Seiring dengan waktu, tradisi Walima dan keindahannya terus mengalami perkembangan.
Perubahan zaman telah membawa dampak signifikan pada berbagai aspek kehidupan, termasuk dalam tradisi dan budaya. Salah satu contohnya adalah perubahan yang terjadi pada tradisi walima, khususnya dalam penyajian kue-kue tradisional di dalam tolangga.
Seiring dengan perkembangan teknologi dan perubahan gaya hidup masyarakat, tradisi walima juga mengalami modifikasi. Beberapa hiasan tolangga yang sebelumnya mungkin lebih tradisional, kini ditambah dengan elemen-elemen modern seperti kopi saset, makanan ringan kemasan, mie instan, dan produk-produk praktis lainnya. Perubahan ini mencerminkan adaptasi terhadap kebutuhan dan preferensi masyarakat yang semakin sibuk dan mengutamakan efisiensi dalam menyajikan hidangan.
Selain itu, dalam upaya menjaga kesesuaian dengan selera dan tren saat ini, beberapa orang mungkin juga menambahkan variasi dalam bentuk brudeli atau brudel, yaitu kue panggang berbentuk lingkaran dengan lubang di bagian tengahnya. Penambahan brudeli ini dapat memberikan sentuhan inovatif pada tampilan tolangga, sekaligus menambah variasi rasa dan tekstur kue yang disajikan.

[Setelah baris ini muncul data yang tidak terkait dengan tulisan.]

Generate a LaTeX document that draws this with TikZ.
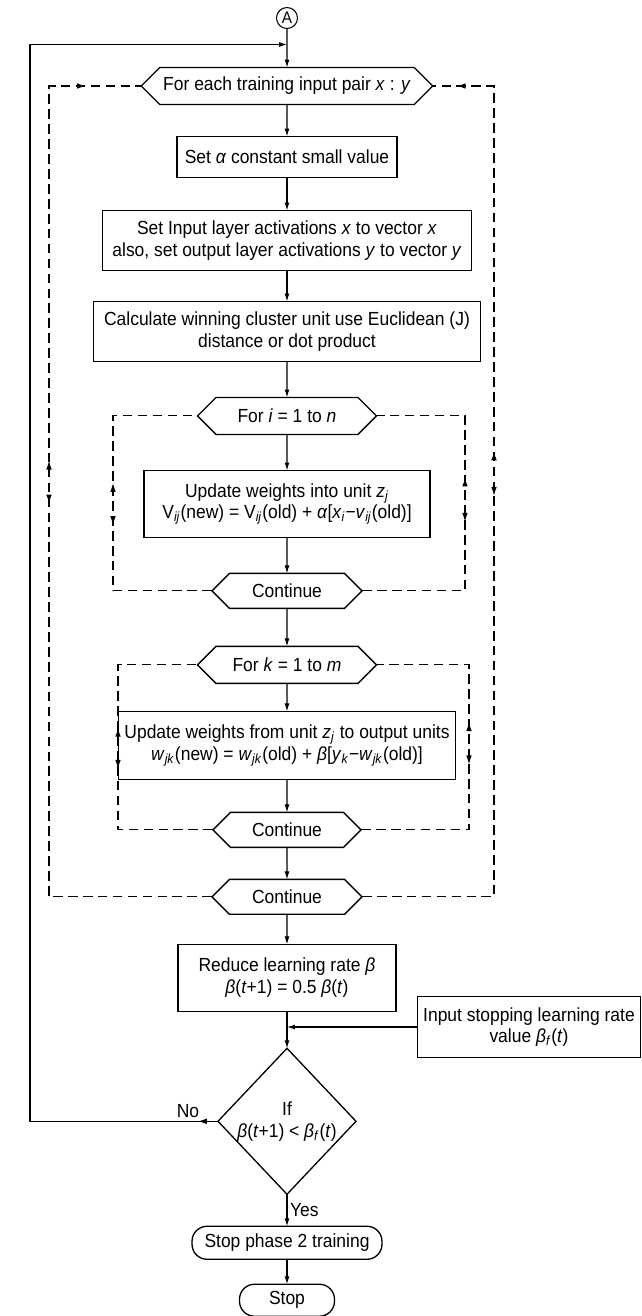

Meskipun beberapa modifikasi telah dilakukan dalam penyajian kue-kue dalam tolangga, penting untuk diingat bahwa inti dari tradisi walima tetap mempertahankan nilai-nilai budaya dan kebersamaan. Modifikasi tersebut sebagian merupakan hasil dari perubahan zaman yang secara alami membawa perubahan dalam cara kita hidup dan berinteraksi dengan lingkungan sekitar seperti kebersamaan, gotong royong, dan semangat berbagi terus mengalir, menciptakan tali persaudaraan yang kuat di antara masyarakat Gorontalo. Dengan Tolangga yang berhias kue-kue tradisional, perayaan Walima di Gorontalo menjadi gambaran yang jelas akan kekayaan budaya dan nilai-nilai luhur yang dijunjung tinggi oleh masyarakatnya.